DEPARTMENT of Agriculture personnel conduct dog vaccination to prevent the spread of rabies. (Photo by Dr. Pacifico Lumauag III/DA-6)

By: Emme Rose Santiagudo

A MEMBER of the Iloilo City Council declared a rabies outbreak in the city due to the sudden spike in infections.

In her committee report delivered during their regular session on Sept 4, 2018, Councilor Candice Magdalane Tupas said that “there is already a rabies outbreak/emergency as the number of cases shot up from zero for the past 10 years to ten cases in a span of a few months.”

“There has been an increase in stray dogs in the city. In 2017, we have zero rabies cases but now we already have a human death case from Lanit.

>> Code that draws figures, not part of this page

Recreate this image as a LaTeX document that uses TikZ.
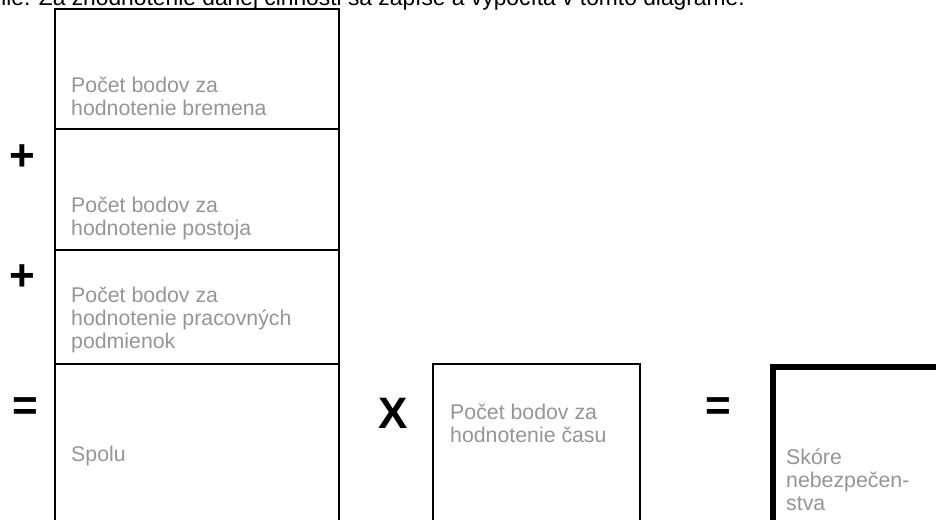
\documentclass[tikz,border=0pt]{standalone}
\usepackage{fontspec}
\setmainfont{Liberation Sans}
\usepackage{tikz}
\usepackage{xcolor}
\definecolor{txtgray}{HTML}{959595}

\begin{document}
\begin{tikzpicture}[x=1pt,y=-1pt]
\tikzstyle{op}=[inner sep=0,font=\fontsize{44}{44}\selectfont\bfseries]
\tikzstyle{lbl}=[anchor=base west,inner sep=0,align=left,text=txtgray,font=\fontsize{21.3}{23}\selectfont]
\tikzstyle{box}=[draw,line width=2pt]
\tikzstyle{result}=[draw,line width=6pt]
\useasboundingbox(0,0)rectangle(936,519);
\clip(0,0)rectangle(936,519);
% clipped line of text above the diagram
\node(intro)at(745,6)[anchor=base east,inner sep=0,font=\fontsize{22.8}{25}\selectfont]{nie. Za zhodnotenie danej činnosti sa zapíše a vypočíta v tomto diagrame.};
% left column
\draw[box](55,9)rectangle(339,540);
\draw[box](55,129)--(339,129);
\draw[box](55,250)--(339,250);
\draw[box](55,364)--(339,364);
\node(bremeno)at(71,115)[lbl]{Počet bodov za\\hodnotenie bremena};
\node(postoj)at(71,235)[lbl]{Počet bodov za\\hodnotenie postoja};
\node(podmienky)at(71,348)[lbl]{Počet bodov za\\hodnotenie pracovných\\podmienok};
\node(spolu)at(71,461.5)[lbl]{Spolu};
\node(plus1)at(22.5,158)[op]{+};
\node(plus2)at(22.5,278)[op]{+};
\node(eq1)at(25,409)[op]{=};
% time and result
\node(times)at(393,413)[op]{X};
\draw[box](433,364)rectangle(640,540);
\node(cas)at(450,442)[lbl]{Počet bodov za\\hodnotenie času};
\node(eq2)at(718,409)[op]{=};
\draw[result](773,367)rectangle(960,540);
\node(skore)at(786,510)[lbl]{Skóre\\nebezpečen-\\stva};
\end{tikzpicture}
\end{document}
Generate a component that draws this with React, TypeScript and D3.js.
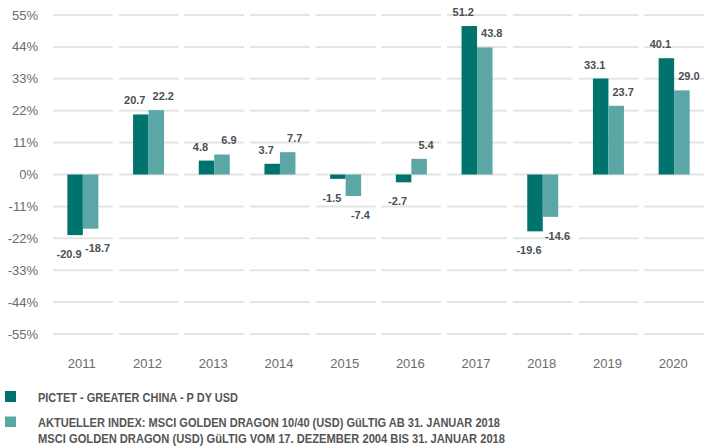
import React from "react";
import * as d3 from "d3";

const years = ["2011", "2012", "2013", "2014", "2015", "2016", "2017", "2018", "2019", "2020"];
const fundValues = [-20.9, 20.7, 4.8, 3.7, -1.5, -2.7, 51.2, -19.6, 33.1, 40.1];
const indexValues = [-18.7, 22.2, 6.9, 7.7, -7.4, 5.4, 43.8, -14.6, 23.7, 29.0];
const yTicks = [55, 44, 33, 22, 11, 0, -11, -22, -33, -44, -55];
const seriesKeys = ["fund", "index"];
const legendFund = "PICTET - GREATER CHINA - P DY USD";
const legendIndex1 = "AKTUELLER INDEX: MSCI GOLDEN DRAGON 10/40 (USD) GüLTIG AB 31. JANUAR 2018";
const legendIndex2 = "MSCI GOLDEN DRAGON (USD) GüLTIG VOM 17. DEZEMBER 2004 BIS 31. JANUAR 2018";

const W = 705;
const H = 446;
const DARK = "#00736e";
const LIGHT = "#5aa7a6";
const TEXT = "#4a4f54";
const AXIS = "#6b6b6b";
const GRID = "#e4e4e4";
const FONT = "'Liberation Sans', Arial, sans-serif";

export default function App() {
  const x = d3.scaleBand<string>().domain(years).range([53, 710]).padding(0);
  const step = x.step();
  const segW = step - 6;
  const y = d3.scaleLinear().domain([-55, 55]).range([334, 15]);
  const inner = d3.scaleBand<string>().domain(seriesKeys).range([segW / 2 - 15.5, segW / 2 + 15.5]).padding(0);
  const colors: Record<string, string> = { fund: DARK, index: LIGHT };
  const labelShift: Record<string, number> = { fund: -6, index: 7 };

  return (
    <svg width={W} height={H} style={{ position: "absolute", left: 0, top: 0, display: "block" }} fontFamily={FONT}>
      <rect width={W} height={H} fill="#fff" />
      {yTicks.map((t) => (
        <g key={"g" + t}>
          {years.map((yr) => (
            <line
              key={yr}
              x1={x(yr)!}
              x2={x(yr)! + segW}
              y1={y(t)}
              y2={y(t)}
              stroke={GRID}
              strokeWidth={2}
            />
          ))}
          <text x={38} y={y(t)} dy="0.35em" textAnchor="end" fontSize={13} fill={AXIS}>
            {t}%
          </text>
        </g>
      ))}
      {years.map((yr, i) => {
        const x0 = x(yr)!;
        const vals: Record<string, number> = { fund: fundValues[i], index: indexValues[i] };
        return (
          <g key={yr}>
            {seriesKeys.map((k) => {
              const v = vals[k];
              const bx = x0 + inner(k)!;
              const bw = inner.bandwidth();
              const top = y(Math.max(0, v));
              const bottom = y(Math.min(0, v));
              const cx = bx + bw / 2 + labelShift[k];
              const ly = v >= 0 ? top - 10 : bottom + 23;
              return (
                <g key={k}>
                  <rect x={bx} y={top} width={bw} height={bottom - top} fill={colors[k]} />
                  <text x={cx} y={ly} textAnchor="middle" fontSize={11} fontWeight="bold" fill={TEXT}>
                    {v.toFixed(1)}
                  </text>
                </g>
              );
            })}
            <text x={x0 + segW / 2 - 1} y={363} dy="0.35em" textAnchor="middle" fontSize={13} fill={AXIS}>
              {yr}
            </text>
          </g>
        );
      })}
      <rect x={5} y={391} width={11} height={11} fill={DARK} />
      <rect x={5} y={416.5} width={11} height={10.5} fill={LIGHT} />
      <g fontSize={12} fontWeight="bold" fill="#555">
        <text x={38} y={401.5} textLength={200} lengthAdjust="spacingAndGlyphs">
          {legendFund}
        </text>
        <text x={38} y={426.5} textLength={462} lengthAdjust="spacingAndGlyphs">
          {legendIndex1}
        </text>
        <text x={38} y={443} textLength={467} lengthAdjust="spacingAndGlyphs">
          {legendIndex2}
        </text>
      </g>
    </svg>
  );
}
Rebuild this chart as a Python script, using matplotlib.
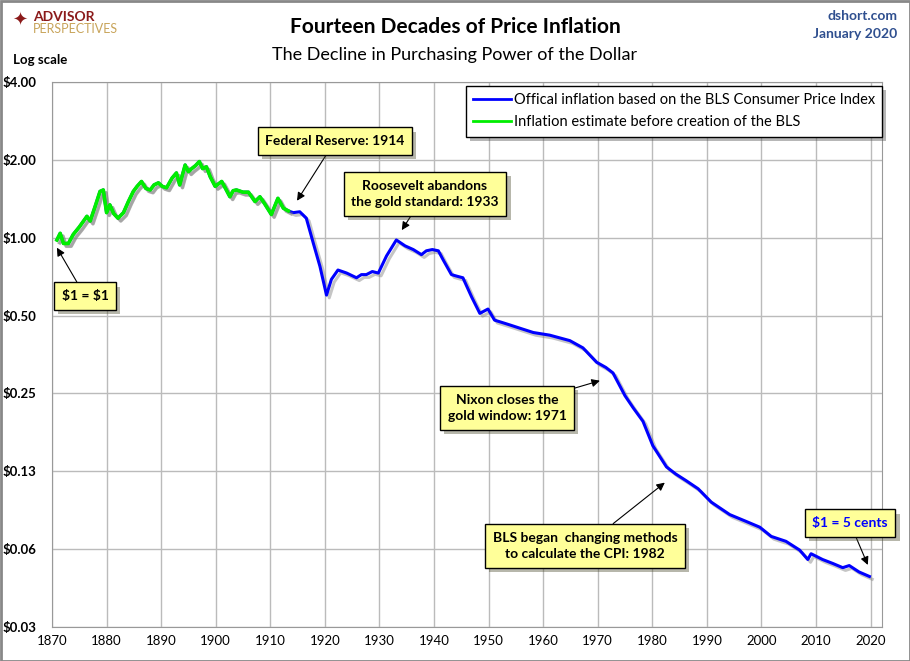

In fact, we were supposed to be proclaimed by DOH (Department of Health) as rabies-free but because of our human rabies case we didn’t pass,” Tupas added.

The report also said that from January to July 2018, the Regional Animal Disease Diagnostic Laboratory of the Department of Agriculture detected eight positive animal rabies cases in Iloilo City.

The shortage of anti-rabies is also a factor in the purported outbreak.

With the Iloilo City government running out of vaccines, the City Veterinarian’s (CVO) and Health Offices (CHO) must adopt a paradigm shift – addressing the source of the infection.

Tupas reported that the Sto. Rosario Health Center in City Proper district proposed the paradigm shift that focuses on the elimination of animals that could spread the deadly infection.

The health center is the designated animal bite center in the city.

“Paradigm shift meaning responsible pet ownership, decreasing the number of strays, and implementing the powers of City Veterinarian Office to actually terminate the strays,” Tupas said.

Aside from prevention and elimination of stray animals, the center also suggested animal population control and registration of pets so that the owner will be properly identified and held responsible for the treatment of animal bite victims.

It also encouraged responsible pet ownership through registration and vaccination of the animals and make pet owners liable for the rabies treatment of bite victims.

The strict implementation of the Human Rabies Act, especially provisions for the responsibilities of pet owners, should also be observed.

The Human Rabies act requires the pet owners to pay for the medical expenses of victims bitten by their pets.



The City Council recently revealed that the local government lacks anti-rabies vaccine.

The shortage is due to problems in the production of two types of rabies vaccines pre-qualified by the World Health Organization (WHO) – Rabipur and Verorab.

Last February, the Department of Health (DOH) issued a memorandum saying that Rabipur’s production was temporarily suspended and the supplies recalled from the market because of bacterial residues.

Verorab also suffered production failure due to shortage in raw materials.

With the vaccine shortage since February 2018, the Sto. Rosario Health Center can only give one free dose instead of four free doses.

Tupas explained that there is a higher compliance rate of 100% if the free dose is given on Day 3 after the bite, compared to the free dose on Day 1, which has an 8% compliance rate.

“The giving of vaccines is first come, first serve basis and depending on how the patient was bitten or the gravity of illness. The center is not able to follow up the patient when the free dose is given on Day 1, unlike when it is given on Day 3 wherein the center can keep track of patient records,” she added.

Based on her committee report, the vaccine brands are not interchangeable. Once they started to administer Verorab on Day 1, it must be the only type of vaccine used for the remaining days of treatment.

While other animal bite centers provide Speeda (another type of vaccine), once it is administered to the patient on Day 1, they cannot anymore avail of the Day 3 free dose of Verorab offered by the center.